Secondly, our research has produced new evidence over the consistent internal pluralism of the Catholic third sector in contemporary Southern European public spheres. This pluralism is obvious in the Catholic mediation in ethnonationalist conflicts (here, the Basque case), where at least three positionings (legalist, alternative, deliberative) can be found within the Catholic spectrum. This pluralism is also noticeable over the Catholic answer to the socioeconomic crisis that has hit the territories under scrutiny since 2008. All territories under examination, despite ranking among the wealthiest ones at EU level, have been affected by the financial and economic crisis. It has provoked considerable restrictions in the territorial welfare provisions and generated new forms of precarity and poverty. The Catholic answer to the crisis has been a plural one, ranging from positions promoting free-market and “catholicized” capitalism (notably through networks of Catholic entrepreneurs) to a more protest-oriented social Catholicism advocating more and better public regulation of welfare, fair housing, inclusive social policies and immigrants’ rights, alongside new anti-austerity social movements. Between these two poles, an intermediate positioning among the whole set of Catholic experiences has been identified: the social doctrine of the Church has inspired local small-scale social economy and cooperative experiences addressing emerging social needs.

As a consequence, this social activism on the part of Church organizations in times of crisis reveals changing relations of subsidiarity between religious social actors and policymakers. Even if differences between national Church-state regimes do matter (in particular the French regime of laïcité), our research confirms that the key to understanding these interactions lies first in welfare governance styles (Pettersen 2011). Italy and Spain, as Mediterranean welfare states, have both long been characterized by the relevance of religious actors in private action in support of the family and of vulnerable populations. Increases in state welfare over the last decades had relegated the charitable action of the Church to an important but complementary role (Moreno 2006). However, welfare in Southern European countries has in recent times experienced a pattern of liberalization in the delivery of welfare services, which, among other consequences, has had an effect on the degree of institutionalization of welfare providers coming from the third sector. This phenomenon has been accentuated by the economic crisis. In Spain and in Italy, decentralization processes have produced distinct regional welfare regimes, which in turn, constituted different patterns of integration for the Catholic third sector. In a sense, the liberalization of welfare, and particularly the outsourcing of social and care services, has brought religious organizations back to the front line, this time as third sector organizations, reversing the sidelining which the secularization of welfare had produced.
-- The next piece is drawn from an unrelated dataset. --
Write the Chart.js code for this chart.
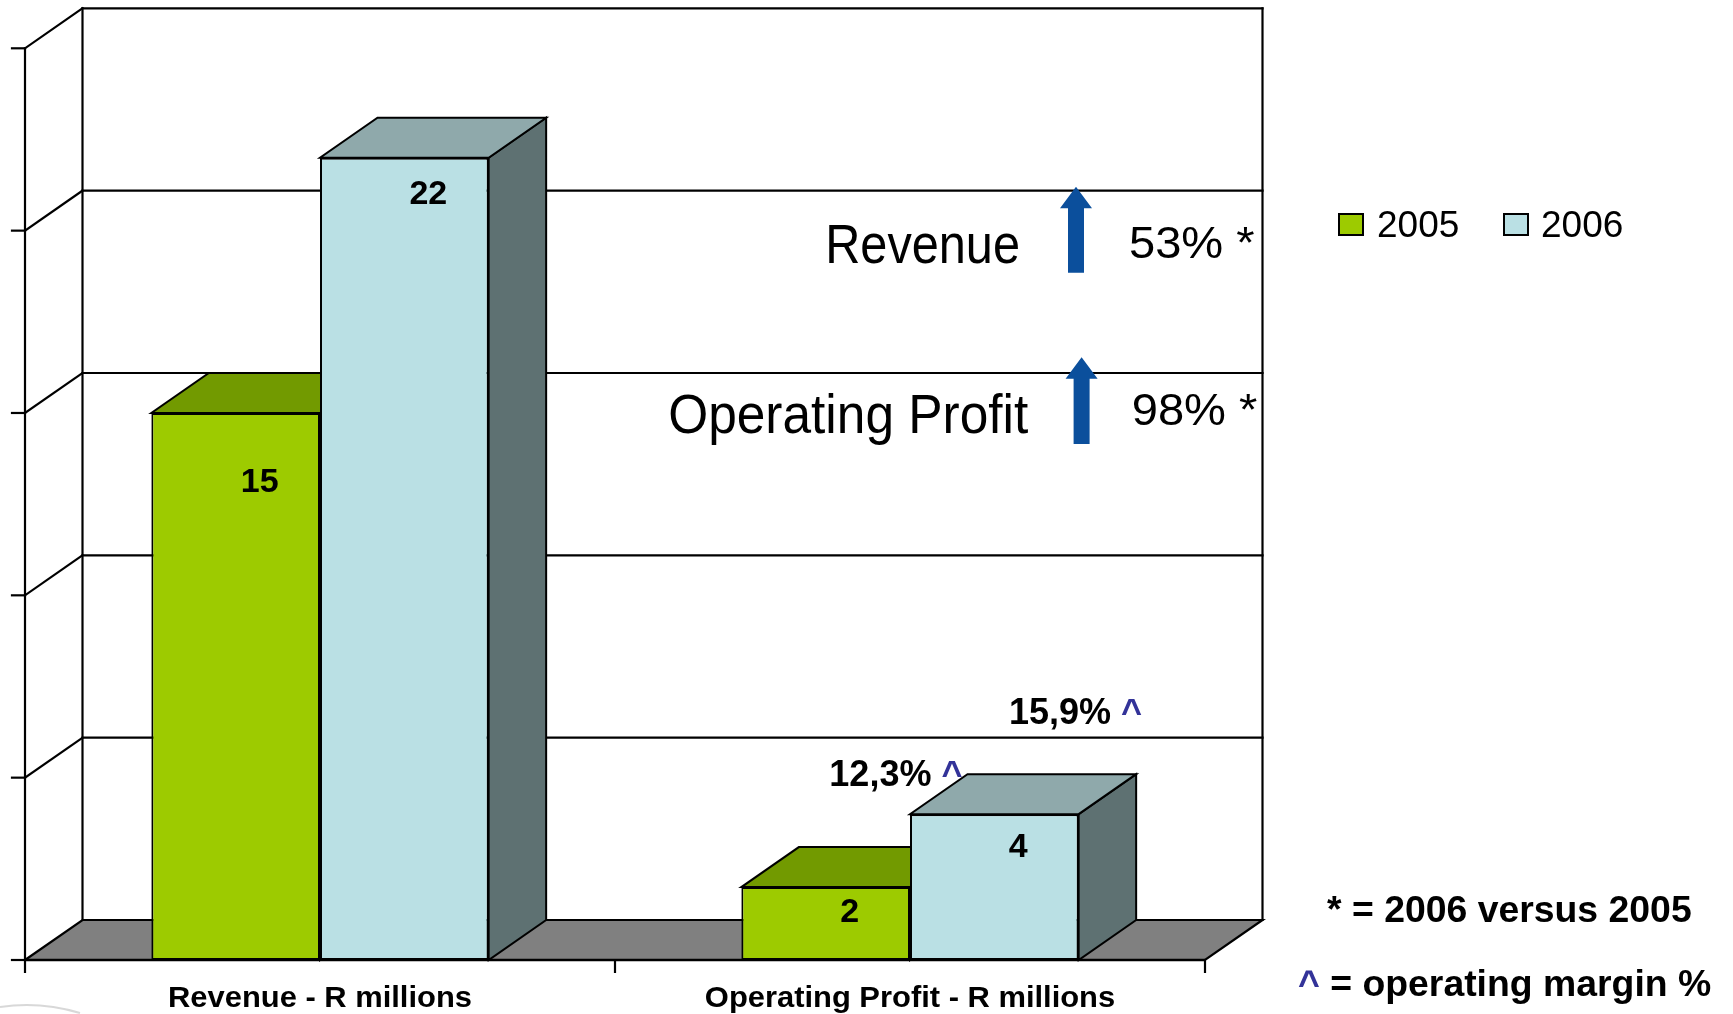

Expected final results and their potential impact and use: The main academic outcome will be a habilitation thesis (HDR, habilitation à diriger les recherches) that will be completed in 2014 at Sciences po Bordeaux (tentative title: “The other Catholics: religious third sector, territory and politics in Southern Europe”). The HDR will serve as a basis for a book. Research results on the third sector will be disseminated in 2014-2015 through international networks associating practitioners and academics (such as the Working group on Social Economy and Territory launched in 2013 by the author and N. Richez-Battesti at the CIRIEC International). Research results on peace and mediation will be disseminated in local academic and civic venues and through international peace organizations such as the Peace Research Institute, Oslo, which has commissioned a paper from the author on conflict transformation in the French Basque Country. Research results will also be disseminated by the researcher through teaching seminars scheduled for 2014 at the University of the Basque Country and Sciences po Bordeaux. It is expected that these results will be used by religious and secular third organizations and by policy-makers in order to improve the governance of territorial welfare, as well as mediations around intercultural and ethnonational conflicts.